DATA →
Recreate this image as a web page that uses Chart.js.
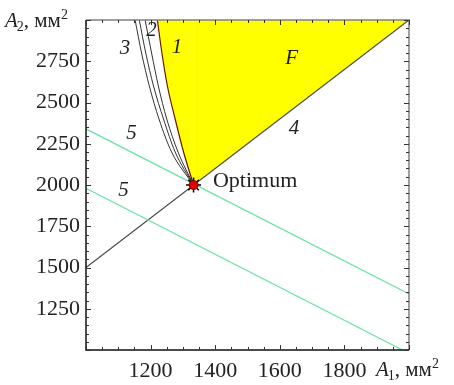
<!DOCTYPE html>
<html>
<head>
<meta charset="utf-8">
<script src="https://cdn.jsdelivr.net/npm/chart.js@4.4.1/dist/chart.umd.min.js"></script>
<style>
  html, body { margin: 0; padding: 0; background: #fff; }
  #wrap { width: 454px; height: 385px; }
</style>
</head>
<body>
<div id="wrap"><canvas id="chart"></canvas></div>
<script>
// A2 levels at which the constraint curves were sampled
const A2_LEVELS = [3000, 2800, 2600, 2400, 2200, 2000];
// constraint curves 1, 2, 3 (A1 at each level)
const curve1A1 = [1221, 1235, 1252, 1276, 1302, 1333];
const curve2A1 = [1183, 1203, 1224, 1250, 1285, 1333];
const curve3aA1 = [1165, 1185, 1209, 1240, 1276, 1333];
const curve3bA1 = [1152, 1172, 1196, 1226, 1265, 1333];

// line 4
const line4A1 = [1000, 2000];
const line4A2 = [1500, 3000];

// objective level lines 5
const level5UpperA1 = [1000, 2000];
const level5UpperA2 = [2340, 1340];
const level5LowerA1 = [1000, 1980];
const level5LowerA2 = [1980, 1000];

// optimum and the upper corner of region F
const optimum = { a1: 1333, a2: 2000 };
const cornerF = { a1: 2000, a2: 3000 };

// axis ticks
const xTickLabels = [1200, 1400, 1600, 1800];
const yTickLabels = [1250, 1500, 1750, 2000, 2250, 2500, 2750];

// text marks on the plot: [text, A1, A2]
const curveNotes = [
  ['1', 1282, 2836],
  ['2', 1203, 2939],
  ['3', 1121, 2828],
  ['F', 1637, 2768],
  ['4', 1644, 2345],
  ['5', 1141, 2313],
  ['5', 1116, 1968]
];

const pts = (xs, ys) => xs.map((v, i) => ({ x: v, y: ys[i] }));
const curvePts = xs => pts(xs, A2_LEVELS);

const SERIF = "'Liberation Serif', serif";

function drawParts(ctx, x, y, parts) {
  ctx.textAlign = 'left';
  ctx.textBaseline = 'alphabetic';
  parts.forEach(p => {
    ctx.font = p.font;
    ctx.fillText(p.text, x, y + (p.dy || 0));
    x += ctx.measureText(p.text).width + (p.gap || 0);
  });
}

const frameAndNotes = {
  id: 'frameAndNotes',
  afterDraw(chart) {
    const { ctx, chartArea: { left, right, top, bottom }, scales: { x, y } } = chart;
    ctx.save();

    // frame: dark axes left/bottom, grey edges top/right
    ctx.lineWidth = 1.5;
    ctx.strokeStyle = '#808080';
    ctx.beginPath();
    ctx.moveTo(left, top); ctx.lineTo(right, top); ctx.lineTo(right, bottom);
    ctx.stroke();
    ctx.strokeStyle = '#111';
    ctx.beginPath();
    ctx.moveTo(left, top); ctx.lineTo(left, bottom); ctx.lineTo(right, bottom);
    ctx.stroke();

    // inward ticks
    ctx.lineWidth = 1;
    ctx.strokeStyle = '#333';
    ctx.beginPath();
    for (let v = 1000; v <= 2000; v += 50) {
      const px = Math.round(x.getPixelForValue(v)) + 0.5;
      const len = v % 200 === 0 ? 5 : 3;
      ctx.moveTo(px, bottom); ctx.lineTo(px, bottom - len);
      ctx.moveTo(px, top); ctx.lineTo(px, top + len);
    }
    for (let v = 1000; v <= 3000; v += 50) {
      const py = Math.round(y.getPixelForValue(v)) + 0.5;
      const len = v % 250 === 0 ? 5 : 3;
      ctx.moveTo(left, py); ctx.lineTo(left + len, py);
      ctx.moveTo(right, py); ctx.lineTo(right - len, py);
    }
    ctx.stroke();

    // curve numbers and region name
    ctx.fillStyle = '#222';
    ctx.font = 'italic 21px ' + SERIF;
    ctx.textAlign = 'center';
    ctx.textBaseline = 'middle';
    curveNotes.forEach(([t, a1, a2]) => {
      ctx.fillText(t, x.getPixelForValue(a1), y.getPixelForValue(a2));
    });

    // optimum label
    ctx.font = '22px ' + SERIF;
    ctx.textAlign = 'left';
    ctx.textBaseline = 'alphabetic';
    ctx.fillText('Optimum', x.getPixelForValue(1393), y.getPixelForValue(1988));

    // axis titles
    const big = '21px ' + SERIF;
    const it = 'italic 21px ' + SERIF;
    const small = '14px ' + SERIF;
    drawParts(ctx, 5, 27, [
      { text: 'A', font: it, gap: -1 },
      { text: '2', font: small, dy: 4 },
      { text: ', мм', font: big },
      { text: '2', font: small, dy: -8 }
    ]);
    drawParts(ctx, 376, 376, [
      { text: 'A', font: it, gap: -1 },
      { text: '1', font: small, dy: 4 },
      { text: ', мм', font: big },
      { text: '2', font: small, dy: -8 }
    ]);

    ctx.restore();
  }
};

const line = (data, color, extra) => Object.assign({
  data, showLine: true, borderColor: color, borderWidth: 1,
  pointRadius: 0, fill: false, tension: 0
}, extra || {});

Chart.defaults.font.family = SERIF;

new Chart(document.getElementById('chart'), {
  type: 'scatter',
  data: {
    datasets: [
      // optimum marker: red dot over a black star
      { data: [{ x: optimum.a1, y: optimum.a2 }], pointStyle: 'circle', pointRadius: 4.5,
        backgroundColor: '#e00000', borderColor: '#700', borderWidth: 1, order: 0 },
      { data: [{ x: optimum.a1, y: optimum.a2 }], pointStyle: 'star', pointRadius: 7.5,
        backgroundColor: '#000', borderColor: '#000', borderWidth: 1.5, order: 1 },
      line(pts(level5UpperA1, level5UpperA2), '#6fe3a6', { borderWidth: 1.3, order: 2 }),
      line(pts(level5LowerA1, level5LowerA2), '#6fe3a6', { borderWidth: 1.3, order: 2 }),
      line(pts(line4A1, line4A2), '#4a4a4a', { borderWidth: 1.2, order: 3 }),
      line(curvePts(curve2A1), '#333', { tension: 0.35, cubicInterpolationMode: 'monotone', order: 4 }),
      line(curvePts(curve3aA1), '#333', { tension: 0.35, cubicInterpolationMode: 'monotone', order: 4 }),
      line(curvePts(curve3bA1), '#333', { tension: 0.35, cubicInterpolationMode: 'monotone', order: 4 }),
      // region F: area above curve 1 and above line 4
      line(curvePts(curve1A1), '#6b1a00', { tension: 0.35, cubicInterpolationMode: 'monotone',
        fill: 'end', backgroundColor: '#ffff00', borderWidth: 1.2, order: 5 }),
      line([{ x: optimum.a1, y: optimum.a2 }, { x: cornerF.a1, y: cornerF.a2 }], 'rgba(0,0,0,0)',
        { fill: 'end', backgroundColor: '#ffff00', borderWidth: 0, order: 6 })
    ]
  },
  options: {
    responsive: true,
    maintainAspectRatio: false,
    animation: false,
    layout: { padding: { top: 20, right: 45, left: 0, bottom: 0 } },
    plugins: {
      legend: { display: false },
      tooltip: { enabled: false }
    },
    scales: {
      x: {
        type: 'linear',
        min: 1000,
        max: 2000,
        afterFit: s => { s.height = 35; },
        afterBuildTicks: s => { s.ticks = xTickLabels.map(v => ({ value: v })); },
        grid: { display: false, drawTicks: false },
        border: { display: false },
        ticks: {
          padding: 8,
          color: '#222',
          maxRotation: 0,
          autoSkip: false,
          callback: v => String(v),
          font: { family: SERIF, size: 22 }
        }
      },
      y: {
        type: 'linear',
        min: 1000,
        max: 3000,
        afterFit: s => { s.width = 86; },
        afterBuildTicks: s => { s.ticks = yTickLabels.map(v => ({ value: v })); },
        grid: { display: false, drawTicks: false },
        border: { display: false },
        ticks: {
          padding: 6,
          color: '#222',
          autoSkip: false,
          callback: v => String(v),
          font: { family: SERIF, size: 22 }
        }
      }
    }
  },
  plugins: [frameAndNotes]
});
</script>
</body>
</html>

SHORT PROBLEM →
The lines from the top of the data above through the one holding "const yTickLabels = [1250, 1500, 1750, 2000, 2250, 2500, 2750];" are to be repeated exactly, and only those, with no pictures.

SOLUTION →
Recreate this image as a web page that uses Chart.js.
<!DOCTYPE html>
<html>
<head>
<meta charset="utf-8">
<script src="https://cdn.jsdelivr.net/npm/chart.js@4.4.1/dist/chart.umd.min.js"></script>
<style>
  html, body { margin: 0; padding: 0; background: #fff; }
  #wrap { width: 454px; height: 385px; }
</style>
</head>
<body>
<div id="wrap"><canvas id="chart"></canvas></div>
<script>
// A2 levels at which the constraint curves were sampled
const A2_LEVELS = [3000, 2800, 2600, 2400, 2200, 2000];
// constraint curves 1, 2, 3 (A1 at each level)
const curve1A1 = [1221, 1235, 1252, 1276, 1302, 1333];
const curve2A1 = [1183, 1203, 1224, 1250, 1285, 1333];
const curve3aA1 = [1165, 1185, 1209, 1240, 1276, 1333];
const curve3bA1 = [1152, 1172, 1196, 1226, 1265, 1333];

// line 4
const line4A1 = [1000, 2000];
const line4A2 = [1500, 3000];

// objective level lines 5
const level5UpperA1 = [1000, 2000];
const level5UpperA2 = [2340, 1340];
const level5LowerA1 = [1000, 1980];
const level5LowerA2 = [1980, 1000];

// optimum and the upper corner of region F
const optimum = { a1: 1333, a2: 2000 };
const cornerF = { a1: 2000, a2: 3000 };

// axis ticks
const xTickLabels = [1200, 1400, 1600, 1800];
const yTickLabels = [1250, 1500, 1750, 2000, 2250, 2500, 2750];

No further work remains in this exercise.